In the past, especially after the seventeenth century, the precious nature of its design and its optimum suitability for polishing made Orobic marble the most popular choice for decorative marble inlays, furniture, and for architectural detail in churches and palaces; it has been used in nearly every church in the province of Bergamo to enrich altars, balustrades, floors and columns.
However, the reputation and use of such a distinctive marble are not confined to the province of Bergamo: some huge slabs (approx. 180 x 180 cm) were placed in St Peter’s Basilica in Rome, side by side with marbles of worldwide renown.
Orobic marble is to be found throughout the entire history of art and architecture in Italy, from the floor at the base of Michelangelo’s Pieta (in St Peter’s Basilica in Rome) to the floor of the new Fiera (Exhibition Halls) in Bergamo.

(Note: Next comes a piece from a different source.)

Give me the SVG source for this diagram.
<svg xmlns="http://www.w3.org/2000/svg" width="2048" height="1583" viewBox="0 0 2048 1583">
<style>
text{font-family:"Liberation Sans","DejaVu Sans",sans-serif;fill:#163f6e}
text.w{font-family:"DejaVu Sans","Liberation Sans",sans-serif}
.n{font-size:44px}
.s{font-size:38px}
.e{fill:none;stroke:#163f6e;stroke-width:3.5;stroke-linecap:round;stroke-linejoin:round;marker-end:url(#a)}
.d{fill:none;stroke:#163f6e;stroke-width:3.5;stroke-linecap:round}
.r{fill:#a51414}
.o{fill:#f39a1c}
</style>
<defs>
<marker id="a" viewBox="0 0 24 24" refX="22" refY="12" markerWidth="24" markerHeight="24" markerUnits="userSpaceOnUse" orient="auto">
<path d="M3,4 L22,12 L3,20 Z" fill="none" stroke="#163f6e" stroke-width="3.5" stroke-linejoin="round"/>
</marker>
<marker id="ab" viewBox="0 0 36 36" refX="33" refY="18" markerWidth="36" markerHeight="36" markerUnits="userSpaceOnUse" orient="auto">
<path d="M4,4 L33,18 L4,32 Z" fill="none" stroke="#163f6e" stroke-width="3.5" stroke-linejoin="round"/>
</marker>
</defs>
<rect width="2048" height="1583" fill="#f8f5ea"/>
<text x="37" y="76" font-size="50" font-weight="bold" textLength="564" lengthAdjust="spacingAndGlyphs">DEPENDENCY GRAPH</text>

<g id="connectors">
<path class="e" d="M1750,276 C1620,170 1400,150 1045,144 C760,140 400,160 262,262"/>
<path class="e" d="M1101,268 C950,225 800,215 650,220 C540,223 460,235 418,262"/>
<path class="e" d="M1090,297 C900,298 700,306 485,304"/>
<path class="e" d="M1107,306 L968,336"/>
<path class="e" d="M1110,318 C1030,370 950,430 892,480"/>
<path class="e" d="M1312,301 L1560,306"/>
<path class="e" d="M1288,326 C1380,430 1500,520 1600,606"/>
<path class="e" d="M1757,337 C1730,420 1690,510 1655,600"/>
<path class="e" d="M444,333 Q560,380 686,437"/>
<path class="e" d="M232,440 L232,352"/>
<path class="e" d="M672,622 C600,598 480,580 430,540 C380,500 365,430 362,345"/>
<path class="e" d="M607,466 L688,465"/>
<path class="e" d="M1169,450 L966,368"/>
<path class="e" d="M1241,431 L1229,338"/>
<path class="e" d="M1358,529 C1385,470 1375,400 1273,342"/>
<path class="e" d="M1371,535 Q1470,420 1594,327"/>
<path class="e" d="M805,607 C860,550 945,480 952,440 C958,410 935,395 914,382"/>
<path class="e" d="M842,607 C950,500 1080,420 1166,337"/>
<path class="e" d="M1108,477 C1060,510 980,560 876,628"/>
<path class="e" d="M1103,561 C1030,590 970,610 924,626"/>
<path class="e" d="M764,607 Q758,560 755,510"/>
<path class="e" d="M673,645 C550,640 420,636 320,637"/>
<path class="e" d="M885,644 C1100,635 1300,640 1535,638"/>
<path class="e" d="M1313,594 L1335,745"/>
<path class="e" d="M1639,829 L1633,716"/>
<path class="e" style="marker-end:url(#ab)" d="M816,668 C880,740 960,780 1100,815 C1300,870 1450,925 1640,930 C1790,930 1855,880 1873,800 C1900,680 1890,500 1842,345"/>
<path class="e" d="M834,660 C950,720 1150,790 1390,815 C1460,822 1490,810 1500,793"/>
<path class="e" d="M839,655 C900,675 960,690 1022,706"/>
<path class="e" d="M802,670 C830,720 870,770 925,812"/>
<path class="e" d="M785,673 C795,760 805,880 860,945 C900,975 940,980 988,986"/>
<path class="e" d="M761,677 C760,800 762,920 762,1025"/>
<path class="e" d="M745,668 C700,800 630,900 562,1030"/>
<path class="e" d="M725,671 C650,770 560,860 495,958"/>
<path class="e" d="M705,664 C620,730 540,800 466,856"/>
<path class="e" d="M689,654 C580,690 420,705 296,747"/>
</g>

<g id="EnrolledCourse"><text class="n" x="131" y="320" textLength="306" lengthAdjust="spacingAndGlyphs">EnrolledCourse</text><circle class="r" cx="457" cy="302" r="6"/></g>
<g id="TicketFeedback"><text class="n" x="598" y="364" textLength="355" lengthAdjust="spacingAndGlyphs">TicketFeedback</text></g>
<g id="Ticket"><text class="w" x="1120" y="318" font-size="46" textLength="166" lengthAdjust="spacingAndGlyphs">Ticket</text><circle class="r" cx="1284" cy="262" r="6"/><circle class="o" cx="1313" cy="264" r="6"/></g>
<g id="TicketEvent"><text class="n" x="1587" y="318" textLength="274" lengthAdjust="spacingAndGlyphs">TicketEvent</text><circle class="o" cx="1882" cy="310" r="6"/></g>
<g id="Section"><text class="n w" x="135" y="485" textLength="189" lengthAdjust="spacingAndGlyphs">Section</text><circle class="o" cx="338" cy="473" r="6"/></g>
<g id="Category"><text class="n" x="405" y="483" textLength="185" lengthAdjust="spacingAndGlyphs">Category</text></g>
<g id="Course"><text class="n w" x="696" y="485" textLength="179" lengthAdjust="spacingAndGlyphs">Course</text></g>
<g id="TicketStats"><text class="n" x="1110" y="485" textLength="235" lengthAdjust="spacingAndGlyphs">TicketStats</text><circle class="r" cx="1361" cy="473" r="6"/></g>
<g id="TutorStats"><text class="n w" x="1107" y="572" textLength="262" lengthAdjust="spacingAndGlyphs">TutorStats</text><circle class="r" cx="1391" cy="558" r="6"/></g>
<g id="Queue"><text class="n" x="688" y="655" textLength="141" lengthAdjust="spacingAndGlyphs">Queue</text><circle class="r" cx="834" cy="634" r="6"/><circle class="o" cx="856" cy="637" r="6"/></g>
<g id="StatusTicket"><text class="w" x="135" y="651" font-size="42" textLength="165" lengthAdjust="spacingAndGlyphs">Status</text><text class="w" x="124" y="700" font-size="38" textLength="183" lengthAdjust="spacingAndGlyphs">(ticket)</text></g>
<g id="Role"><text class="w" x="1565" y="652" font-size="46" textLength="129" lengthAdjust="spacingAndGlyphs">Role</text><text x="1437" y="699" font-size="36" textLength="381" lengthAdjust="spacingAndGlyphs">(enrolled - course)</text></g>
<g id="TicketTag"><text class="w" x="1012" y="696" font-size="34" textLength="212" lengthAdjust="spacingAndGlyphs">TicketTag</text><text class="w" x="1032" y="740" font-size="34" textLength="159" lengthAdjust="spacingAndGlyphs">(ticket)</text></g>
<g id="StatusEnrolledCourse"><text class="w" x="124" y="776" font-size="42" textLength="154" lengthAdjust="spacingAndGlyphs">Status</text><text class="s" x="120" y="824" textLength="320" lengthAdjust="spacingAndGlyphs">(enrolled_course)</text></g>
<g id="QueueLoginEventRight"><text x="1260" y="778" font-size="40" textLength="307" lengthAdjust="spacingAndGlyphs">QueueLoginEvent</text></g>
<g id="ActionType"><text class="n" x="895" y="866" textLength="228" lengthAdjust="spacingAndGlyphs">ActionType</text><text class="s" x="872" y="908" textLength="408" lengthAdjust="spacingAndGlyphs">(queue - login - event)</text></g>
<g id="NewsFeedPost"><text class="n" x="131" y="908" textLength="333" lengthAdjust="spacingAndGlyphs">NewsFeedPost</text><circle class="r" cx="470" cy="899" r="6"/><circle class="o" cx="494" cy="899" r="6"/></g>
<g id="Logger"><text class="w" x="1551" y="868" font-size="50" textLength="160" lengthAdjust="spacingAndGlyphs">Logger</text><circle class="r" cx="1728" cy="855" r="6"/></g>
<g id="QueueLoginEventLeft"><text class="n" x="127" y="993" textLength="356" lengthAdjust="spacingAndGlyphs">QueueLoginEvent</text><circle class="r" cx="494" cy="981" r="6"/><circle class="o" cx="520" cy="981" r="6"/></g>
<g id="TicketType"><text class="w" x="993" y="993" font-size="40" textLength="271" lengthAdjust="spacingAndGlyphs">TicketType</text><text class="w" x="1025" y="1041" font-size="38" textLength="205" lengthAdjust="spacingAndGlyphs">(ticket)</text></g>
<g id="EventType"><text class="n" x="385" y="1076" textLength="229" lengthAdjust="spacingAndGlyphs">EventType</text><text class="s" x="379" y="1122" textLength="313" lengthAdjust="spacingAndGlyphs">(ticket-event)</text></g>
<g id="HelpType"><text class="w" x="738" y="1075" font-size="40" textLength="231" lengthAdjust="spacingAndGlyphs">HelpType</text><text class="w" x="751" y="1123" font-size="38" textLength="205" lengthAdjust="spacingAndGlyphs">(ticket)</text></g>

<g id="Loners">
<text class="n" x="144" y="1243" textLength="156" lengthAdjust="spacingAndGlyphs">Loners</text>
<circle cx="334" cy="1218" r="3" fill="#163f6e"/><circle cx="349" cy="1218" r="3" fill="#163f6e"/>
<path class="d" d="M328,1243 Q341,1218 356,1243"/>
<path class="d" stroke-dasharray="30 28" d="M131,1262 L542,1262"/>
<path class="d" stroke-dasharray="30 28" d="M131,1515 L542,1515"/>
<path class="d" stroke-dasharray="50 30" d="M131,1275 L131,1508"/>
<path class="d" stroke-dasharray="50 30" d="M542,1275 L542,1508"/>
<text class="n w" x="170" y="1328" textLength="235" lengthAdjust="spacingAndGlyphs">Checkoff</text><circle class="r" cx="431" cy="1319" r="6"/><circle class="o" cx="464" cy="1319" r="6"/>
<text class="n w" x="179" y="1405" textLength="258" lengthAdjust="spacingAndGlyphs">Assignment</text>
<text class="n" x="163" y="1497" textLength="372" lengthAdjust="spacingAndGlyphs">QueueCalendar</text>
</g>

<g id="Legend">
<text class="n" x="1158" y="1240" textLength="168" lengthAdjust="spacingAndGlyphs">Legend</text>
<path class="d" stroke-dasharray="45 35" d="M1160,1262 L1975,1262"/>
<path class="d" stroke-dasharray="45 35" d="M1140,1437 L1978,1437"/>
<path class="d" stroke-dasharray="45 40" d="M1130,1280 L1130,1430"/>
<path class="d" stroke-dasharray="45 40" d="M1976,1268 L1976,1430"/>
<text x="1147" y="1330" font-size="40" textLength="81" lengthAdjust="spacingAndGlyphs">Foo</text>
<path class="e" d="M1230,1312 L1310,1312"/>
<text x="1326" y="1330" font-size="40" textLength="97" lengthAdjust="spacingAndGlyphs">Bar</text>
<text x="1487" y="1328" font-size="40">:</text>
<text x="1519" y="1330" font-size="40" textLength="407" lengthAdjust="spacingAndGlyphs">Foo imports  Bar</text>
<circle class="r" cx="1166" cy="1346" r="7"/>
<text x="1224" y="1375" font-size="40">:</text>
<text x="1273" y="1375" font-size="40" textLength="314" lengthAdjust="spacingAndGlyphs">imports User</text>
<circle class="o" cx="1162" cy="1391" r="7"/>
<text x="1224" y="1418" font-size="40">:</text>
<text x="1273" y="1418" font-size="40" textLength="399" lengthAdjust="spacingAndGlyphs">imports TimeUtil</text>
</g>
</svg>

In 1985, in his “Statistics of the Province on Bergamo in Historical Order”, Gabriele Rosa wrote: “After the Veronese mountains, those in the Province of Bergamo are the richest in terms of marble, stone, soil and other minerals used for industrial purposes in the whole Lombardy-Venice region.




Mr. Paolino Gervasoni, who through his tenacity re-established the value of Orobic marble, said: “Once upon a time the quarries were exploited, now they are cultivated.”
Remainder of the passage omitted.